Sunday, March 12, 2017

Another dim-witted criticism of Peter Navarro


http://www.businessinsider.com/peter-navarro-trade-op-ed-wall-street-journal-2017-3


#1
"Thing is, the trade deficit is far from the most important part of GDP. According to the Bureau of Economic Analysis, the 2016 trade deficit was about $500 billion. That's a lot, but it's a fraction of the other main components of GDP, like the $3 trillion of private investment and the $12.8 trillion in consumption last year."

Well, yeah. But last year's trade deficit doesn't go away. It accumulates to a trade debt, just like the Federal deficit accumulates to the Federal debt. The trade debt could be measured in terms of not "keeping American assets in American hands." I don't think we measure it, though.

On the other hand last year's GDP doesn't accumulate to anything. It was consumed and/or depreciated. It's gone (or it will be, soon).

The article suggests that the trade deficit is not big. The analysis is extremely shallow.


#2
"As for the importance of a trade deficit as a measure of how healthy your economy is, note that during the Great Depression, the US had a trade surplus."

If the US had a trade surplus, the rest of the world had a trade deficit. A trade surplus, like a trade deficit, is an imbalance. The imbalance is a problem. Or rather, the imbalance tells us there is a problem.

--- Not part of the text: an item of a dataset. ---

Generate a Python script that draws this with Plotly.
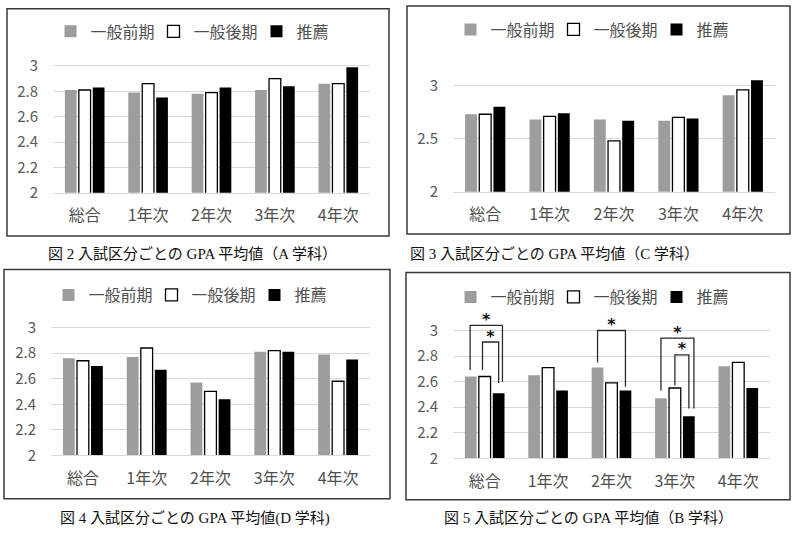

The article suggests that the trade deficit is not a problem because we had a trade surplus the last time our economy was this bad. The argument is ridiculous.


#3
"Navarro's article opens with an incomplete premise, that US GDP growth comes from 'only four factors: consumption, government spending, business investment and net exports (the difference between exports and imports).'"

and

"Two main factors for GDP growth — the trade deficit not among them — are accepted by economists pretty much the world over: labor-force growth and labor-force productivity."

Yeah, I know. The two acceptable factors appear in the Solow growth model. The four unacceptable factors appear in the C+I+G+NX identity. And, yadda yadda, an identity is always true but it doesn't tell you how things happen. I know. I've heard it before.

You can't swing a dead cat these days without hitting somebody saying labor-force growth and labor-force productivity.

But it is one thing to speak of getting higher growth because immigrants added to our population. It is quite another to say we should increase immigration so that we can increase growth. The first of those two things is perfectly reasonable. The second isn't, because immigration is not an economic policy.

Anyway, if we do boost the size and/or the productivity of the U.S. labor force, and we do increase economic growth and GDP, then guess what? The unacceptable sum C+I+G+NX will also increase. So really, Navarro isn't necessarily wrong. Maybe he's just simplifying differently.

//

If you really like President Trump, every argument that supports him seems like a good argument. If you really don't like him, every argument that shoots him down seems like a good argument.

Most of those arguments are garbage.

2 comments:

The Arthurian said...

At Cato, Daniel J. Ikenson in Peter Navarro, Harvard Ph.D. Economist, Trade Warrior attacks Navarro on the Y=C+I+G+NX thing and offers this quivering insight:

"The evidence is overwhelming – month after month, quarter after quarter, year after year – that the trade deficit and GDP rise and fall together."

Yeah, I know how the US figures look.

And I can guess without looking, that for nations with a trade surplus, Germany, China, the evidence is overwhelming that the trade surplus and GDP rise and fall together.

Daniel Ikenson's argument, essentially, is that our trade deficit is a good thing because it is a sign our economy is growing.

My counter argument is that a trade surplus is just as good, and for the same reason.

Do you see how stupid Ikenson's argument is?

Worst case, if you don't: If a trade surplus is just as good as a trade deficit, why not opt for the surplus?

We can't get there, that's why. So instead we make up stories that a trade deficit is a good thing.

The Arthurian said...

At Economics Help, in an article on the causes of recessions, Tejvan Pettinger writes:

"AD [Aggregate Demand] is composed of C+I+G+X-M, therefore a fall in any of these components could cause a recession."

Item #3 above opens with this quote from the BusinessInsider article:

"Navarro's article opens with an incomplete premise, that US GDP growth comes from 'only four factors: consumption, government spending, business investment and net exports (the difference between exports and imports).'"

It is the same as Pettinger said.

There's nothing wrong with saying it that way.